Jin Zhiguo, the president of Tsingtao Brewery has called the agreement an "extraordinary alliance", and certainly it seems like an extraordinarily good one for A-B on the evidence so far. China, as the world's second largest beer market, and potentially the largest by some degree, offers a huge opportunity for A-B, with beer consumption growing there at about 6% a year. The US giant will not only have access to Tsingtao's high growth levels but will also be able to utilise its Chinese partner's huge domestic sales network to drive volumes of Budweiser in the country.

As Burrows explains, Anheuser has been in China since 1995 when it purchased the Wuhan International Brewing Company.

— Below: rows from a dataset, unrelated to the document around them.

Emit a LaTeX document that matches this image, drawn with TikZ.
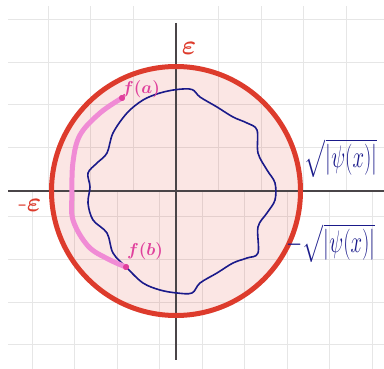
\documentclass[tikz,border=0pt]{standalone}
\usepackage{amsmath,graphicx}
\usetikzlibrary{positioning}
\definecolor{ring}{HTML}{DD3B2C}
\definecolor{ink}{HTML}{1A1A8A}
\definecolor{orchid}{HTML}{F08BD5}
\definecolor{magent}{HTML}{E0409C}
\definecolor{axisgray}{HTML}{4A4548}
\definecolor{gridgray}{HTML}{E6E6E6}
\tikzset{gridline/.style={gridgray,line width=1pt},axisline/.style={axisgray,line width=1.4pt},inkline/.style={ink,line width=1.6pt,line join=round},pathline/.style={orchid,line width=5pt,line cap=round,line join=round},dot/.style={circle,fill=magent,inner sep=0pt,minimum size=6pt},eps/.style={text=ring,inner sep=1pt,font=\Huge\boldmath},flab/.style={text=magent,inner sep=1pt,font=\LARGE\boldmath},rootlab/.style={text=ink,inner sep=1pt,font=\huge}}
\begin{document}
\begin{tikzpicture}[x=1pt,y=-1pt]
\useasboundingbox (0,0) rectangle (384,369);
% grid, upper and lower sheets
\foreach \gx in {48,90.5,133,218.5,261,303.5,346} \draw[gridline] (\gx,6) -- (\gx,191);
\foreach \gy in {20,62.5,105,148} \draw[gridline] (8,\gy) -- (384,\gy);
\foreach \gx in {32,74.5,117,159.5,202,244.5,287,329.5,372} \draw[gridline] (\gx,191) -- (\gx,369);
\foreach \gy in {217,260,302.5,345} \draw[gridline] (8,\gy) -- (384,\gy);
% disc
\coordinate (o) at (176,191);
\fill[ring,opacity=0.13] (o) circle[radius=124.5];
% axes
\coordinate (xl) at (8,191);
\coordinate (xr) at (384,191);
\coordinate (yt) at (176,23);
\coordinate (yb) at (176,360);
\draw[axisline] (xl) -- (xr);
\draw[axisline] (yt) -- (yb);
\draw[ring,line width=5pt] (o) circle[radius=124.5];
% level curve
\draw[inkline] plot[smooth cycle,tension=0.55] coordinates {(177,89.5) (192,89.5) (200,97) (217,107) (233,117) (247,123) (257,130) (258,153) (267,170) (275,183) (275,200) (267,213) (258,227) (258,253) (247,258) (233,263) (217,273) (200,283) (192,293) (177,293) (160,290) (143,283) (127,268) (113,253) (107,233) (93,220) (88,203) (90,187) (88,173) (97,163) (107,153) (113,133) (127,113) (143,100) (160,93)};
% path from f(a) to f(b)
\node[dot] (fa) at (122,98) {};
\node[dot] (fb) at (126,267) {};
\draw[pathline] plot[smooth,tension=0.6] coordinates {(122,98) (100,113) (80,135) (73,162) (72,193) (73,220) (88,246) (108,259) (126,267)};
\node[dot] at (fa) {};
\node[dot] at (fb) {};
% labels
\node[flab] (la) at (141,89) {$f(a)$};
\node[flab] (lb) at (145,251) {$f(b)$};
\node[eps] (ep) at (189,48) {\scalebox{1.1}{$\varepsilon$}};
\node[eps] (em) at (30,205) {\scalebox{1.1}{-$\varepsilon$}};
\node[rootlab] (rp) at (341,158) {\scalebox{1}[1.5]{$\sqrt{|\psi(x)|}$}};
\node[rootlab] (rm) at (331,243) {\scalebox{1}[1.5]{$-\sqrt{|\psi(x)|}$}};
\end{tikzpicture}
\end{document}
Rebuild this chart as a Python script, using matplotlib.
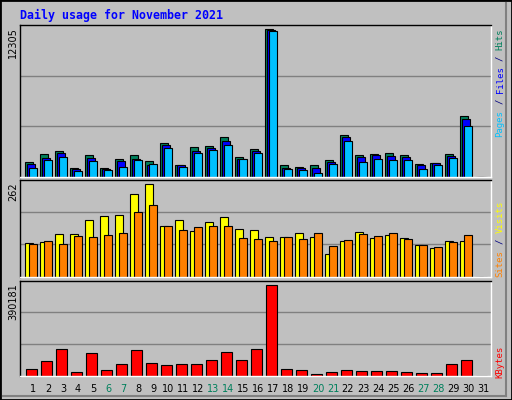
import matplotlib
matplotlib.use("Agg")
import matplotlib.pyplot as plt
from matplotlib.patches import Rectangle
from matplotlib.lines import Line2D

days = list(range(1, 32))
hits = [1222, 1949, 2144, 780, 1810, 780, 1531, 1810, 1364, 2868, 1030, 2478, 2617, 3313, 1698, 2366,
        12305, 1030, 863, 974, 1448, 3452, 1865, 1949, 2032, 1865, 1114, 1197, 1949, 5039, 0]
files = [1086, 1615, 2004, 696, 1615, 640, 1364, 1531, 974, 2673, 974, 2199, 2450, 3034, 1531, 2144,
         12222, 780, 780, 780, 1281, 3285, 1698, 1865, 1782, 1698, 1030, 1169, 1782, 4789, 0]
pages = [780, 1448, 1698, 529, 1364, 612, 863, 1448, 1114, 2450, 863, 2032, 2283, 2701, 1531, 2032,
         12139, 696, 612, 362, 1114, 3034, 1281, 1531, 1448, 1448, 696, 1030, 1615, 4204, 0]
visits = [94, 97, 120, 120, 159, 171, 174, 233, 262, 142, 159, 128, 154, 168, 134, 131,
          111, 111, 122, 111, 65, 100, 125, 108, 117, 108, 88, 80, 100, 100, 0]
sites = [91, 100, 91, 114, 111, 117, 122, 182, 202, 142, 131, 140, 142, 142, 108, 105,
         100, 111, 105, 122, 85, 102, 120, 114, 122, 105, 88, 83, 97, 117, 0]
kbytes = [31329, 65512, 116775, 18514, 99688, 27058, 52693, 112503, 56964, 48420, 52693, 52693,
          69783, 103959, 69783, 116775, 390181, 31329, 27058, 9969, 18514, 27058, 22786, 22786,
          22786, 18514, 14241, 14241, 52693, 69783, 0]
weekend = {6, 7, 13, 14, 20, 21, 27, 28}

C_HITS, C_FILES, C_PAGES = "#00805C", "#0000FF", "#00C0FF"
C_VIS, C_SITES, C_KB = "#FFFF00", "#FF8000", "#FF0000"
BG = "#C0C0C0"

W, H = 512, 400
fig = plt.figure(figsize=(W / 100, H / 100), dpi=100, facecolor=BG)

def add_ax(top, bottom):
    ax = fig.add_axes([20 / W, 1 - bottom / H, 471 / W, (bottom - top) / H])
    ax.set_facecolor(BG)
    ax.set_xlim(0, 471 / 15)
    ax.set_xticks([]); ax.set_yticks([])
    for s in ("left", "top"):
        ax.spines[s].set_color("black")
    for s in ("right", "bottom"):
        ax.spines[s].set_color("white")
    for s in ax.spines.values():
        s.set_linewidth(1)
    return ax

px = 1 / 15.0
ax1 = add_ax(25, 177)
top1 = 12305 * 152 / 148
ax1.set_ylim(0, top1)
ax2 = add_ax(180, 276.5)
top2 = 262 * 96 / 92
ax2.set_ylim(0, top2)
ax3 = add_ax(280.5, 376)
top3 = 390181 * 95.4 / 91.4
ax3.set_ylim(0, top3)
for ax, t in ((ax1, top1), (ax2, top2), (ax3, top3)):
    for f in (1 / 3, 2 / 3):
        ax.axhline(t * f, color="#808080", lw=1, zorder=0)

xs = [d - 1 for d in days]
kw = dict(align="edge", edgecolor="black", linewidth=0.8, zorder=2)
ax1.bar([x + 5 * px for x in xs], hits, 8 * px, color=C_HITS, **kw)
ax1.bar([x + 7 * px for x in xs], files, 8 * px, color=C_FILES, **kw)
ax1.bar([x + 9 * px for x in xs], pages, 8 * px, color=C_PAGES, **kw)
ax2.bar([x + 5 * px for x in xs], visits, 8 * px, color=C_VIS, **kw)
ax2.bar([x + 9 * px for x in xs], sites, 8 * px, color=C_SITES, **kw)
ax3.bar([x + 6 * px for x in xs], kbytes, 11 * px, color=C_KB, **kw)

# day labels
for d in days:
    fig.text((20 + (d - 1) * 15 + 13) / W, 1 - 389 / H, str(d), ha="center", va="center",
             fontsize=7, family="DejaVu Sans", color="#00805C" if d in weekend else "black")

mono = "DejaVu Sans Mono"
fig.text(20 / W, 1 - 15 / H, "Daily usage for November 2021", ha="left", va="center",
         fontsize=8.4, family=mono, weight="bold", color="#0000FF")

for txt, ytop in (("12305", 27), ("262", 182), ("390181", 283)):
    fig.text(13 / W, 1 - ytop / H, txt, rotation=90, ha="center", va="top", fontsize=7,
             family="DejaVu Sans", color="black")

cw = 5.45
def side(pieces, ybot):
    for txt, off, col in pieces:
        fig.text(500 / W, 1 - (ybot - off * cw) / H, txt, rotation=90, ha="center", va="bottom",
                 fontsize=6.5, family=mono, color=col)

side([("Pages", 0, C_PAGES), ("/", 6, "#000080"), ("Files", 8, C_FILES), ("/", 14, "#000080"),
      ("Hits", 16, C_HITS)], 137)
side([("Sites", 0, C_SITES), ("/", 6, "#000080"), ("Visits", 8, C_VIS)], 277)
side([("KBytes", 0, C_KB)], 378)

# frame
fig.add_artist(Line2D([505.5 / W, 505.5 / W], [1 - 3 / H, 1 - 395.5 / H], color="#808080", lw=1.5))
fig.add_artist(Line2D([3 / W, 505.5 / W], [1 - 395.5 / H, 1 - 395.5 / H], color="#808080", lw=1.5))
fig.add_artist(Rectangle((0, 0), 1, 1, transform=fig.transFigure, fill=False, edgecolor="black", lw=2))

fig.savefig("out.png", dpi=100, facecolor=BG)
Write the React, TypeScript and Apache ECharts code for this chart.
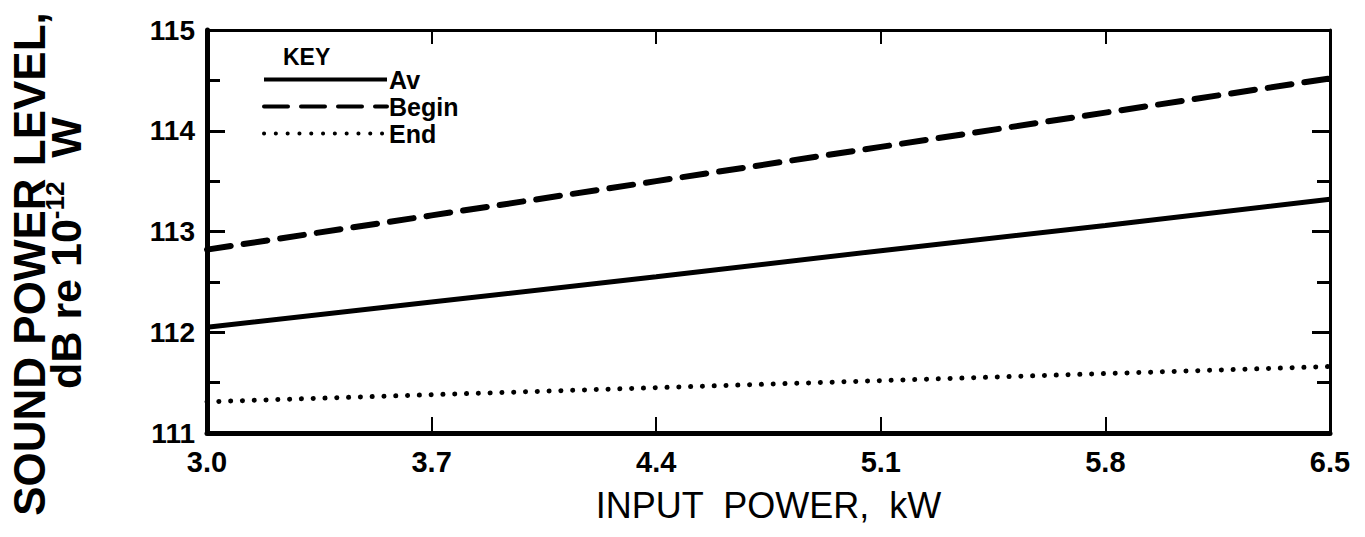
import React, { useEffect, useRef } from "react";
import * as echarts from "echarts";

const xLabels = ["3.0", "3.7", "4.4", "5.1", "5.8", "6.5"];
const avValues = [112.05, 112.3, 112.55, 112.81, 113.06, 113.32];
const beginValues = [112.82, 113.16, 113.5, 113.84, 114.18, 114.52];
const endValues = [111.31, 111.38, 111.45, 111.52, 111.59, 111.66];
const yMin = 111;
const yMax = 115;
const yInterval = 1;

const FONT = "'Liberation Sans', Arial, Helvetica, sans-serif";

export default function App() {
  const ref = useRef<HTMLDivElement>(null);

  useEffect(() => {
    if (!ref.current) return;
    const chart = echarts.init(ref.current, undefined, { renderer: "svg" });

    const baseY = {
      type: "value" as const,
      min: yMin,
      max: yMax,
      interval: yInterval,
      splitLine: { show: false },
      minorTick: { show: true, splitNumber: 2, length: 13, lineStyle: { color: "#000", width: 3 } },
      minorSplitLine: { show: false },
    };

    chart.setOption({
      animation: false,
      backgroundColor: "#fff",
      textStyle: { fontFamily: FONT, color: "#000" },
      grid: { left: 207, right: 35, top: 30, bottom: 104, containLabel: false },
      xAxis: [
        {
          type: "category",
          data: xLabels,
          boundaryGap: false,
          position: "bottom",
          axisLine: { show: true, lineStyle: { color: "#000", width: 5 } },
          axisTick: { show: true, inside: true, length: 16, lineStyle: { color: "#000", width: 2 } },
          axisLabel: { show: true, fontSize: 29, fontWeight: "bold", color: "#000", fontFamily: FONT, margin: 14 },
          splitLine: { show: false },
          name: "INPUT  POWER,  kW",
          nameLocation: "middle",
          nameGap: 54,
          nameTextStyle: { fontSize: 36, color: "#000", fontFamily: FONT },
        },
        {
          type: "category",
          data: xLabels,
          boundaryGap: false,
          position: "top",
          axisLine: { show: true, lineStyle: { color: "#000", width: 3 } },
          axisTick: { show: true, inside: true, length: 14, lineStyle: { color: "#000", width: 2 } },
          axisLabel: { show: false },
          splitLine: { show: false },
        },
      ],
      yAxis: [
        {
          ...baseY,
          position: "left",
          axisLine: { show: true, lineStyle: { color: "#000", width: 5 } },
          axisTick: { show: true, inside: true, length: 18, lineStyle: { color: "#000", width: 3 } },
          axisLabel: { show: true, fontSize: 28, fontWeight: "bold", color: "#000", fontFamily: FONT, margin: 12 },
        },
        {
          ...baseY,
          position: "right",
          axisLine: { show: true, lineStyle: { color: "#000", width: 3 } },
          axisTick: { show: true, inside: true, length: 18, lineStyle: { color: "#000", width: 3 } },
          axisLabel: { show: false },
        },
      ],
      legend: {
        show: true,
        orient: "vertical",
        left: 262,
        top: 67,
        itemWidth: 123,
        itemHeight: 14,
        itemGap: 2,
        padding: 0,
        data: ["Av", "Begin", "End"],
        itemStyle: { color: "transparent", opacity: 0, borderWidth: 0 },
        lineStyle: { width: 4 },
        textStyle: {
          fontSize: 25,
          lineHeight: 25,
          fontWeight: "bold",
          color: "#000",
          fontFamily: FONT,
          padding: [0, 0, 0, -3],
        },
      },
      graphic: [
        {
          type: "text",
          left: 283,
          top: 45,
          style: { text: "KEY", fontSize: 23, fontWeight: "bold", fontFamily: FONT, fill: "#000" },
        },
        {
          type: "text",
          x: 29,
          y: 264,
          rotation: Math.PI / 2,
          style: {
            text: "SOUND POWER LEVEL,",
            fontSize: 44,
            fontWeight: "bold",
            fontFamily: FONT,
            fill: "#000",
            align: "center",
            verticalAlign: "middle",
          },
        },
        {
          type: "text",
          x: 66,
          y: 253,
          rotation: Math.PI / 2,
          style: {
            text: "dB re 10{sup|-12}  W",
            fontSize: 43,
            fontWeight: "bold",
            fontFamily: FONT,
            fill: "#000",
            align: "center",
            verticalAlign: "middle",
            rich: {
              sup: {
                fontSize: 26,
                fontWeight: "bold",
                fontFamily: FONT,
                fill: "#000",
                verticalAlign: "bottom",
                padding: [0, 0, 22, 0],
              },
            },
          },
        },
      ],
      series: [
        {
          name: "Av",
          type: "line",
          data: avValues,
          symbol: "none",
          lineStyle: { color: "#000", width: 5, type: "solid" },
          itemStyle: { color: "#000" },
        },
        {
          name: "Begin",
          type: "line",
          data: beginValues,
          symbol: "none",
          lineStyle: { color: "#000", width: 6, type: [24, 13], cap: "round" },
          itemStyle: { color: "#000" },
        },
        {
          name: "End",
          type: "line",
          data: endValues,
          symbol: "none",
          lineStyle: { color: "#000", width: 5, type: [0.1, 11.7], cap: "round" },
          itemStyle: { color: "#000" },
        },
      ],
    });

    return () => chart.dispose();
  }, []);

  return (
    <div
      ref={ref}
      style={{ position: "fixed", left: 0, top: 0, width: 1365, height: 537, background: "#fff" }}
    />
  );
}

Since then it has been doing relatively well, with Budweiser the number one brand in the super-premium segment, which, as Burrows explains, is "not large but growing". The investment in Tsingtao now gives it a leading presence at the other end of the market. "To have Budweiser in the super premium segment and the partnership with Tsingtao...is a nice balance," Burrows says.

Much has already been made of how Tsingtao will be able to capitalise on Anheuser's knowledge, experience and investment to bring its production standards up to international levels. But the deal will also give A-B a partner who has been operating for 100 years in what is soon to become the world's biggest beer market.

Given these circumstances and the growth potential, some analysts have even suggested the deal is a no-risk proposition. "The U$182m investment is really nothing for something that could give pretty decent upside in the future," said one beverage analyst.

There will no doubt be some eyebrows raised about A-B's choice of market. China's recent history is littered with failed business ventures. In the 1990s a number of the beer giants recognised the potential of the Chinese market and attempted to break into it. However, faced with a hugely fragmented marketplace, political interference on local and national levels and cheap domestic competition, brewers such as Carlsberg and Foster's had to scale back their plans, fingers badly burnt.

However, A-B has as good a chance of success as anyone, firstly because it has partnered with the market leader and secondly because it has the Chinese government on its side. The Chinese government for one will remain the brewer's number one investor. But it is also no coincidence that the chairman of the China State Development and Planning Commission, Zeng Peiyan, attended the signing ceremony with US commerce secretary Donald Evans. This deal means a great deal to both sides.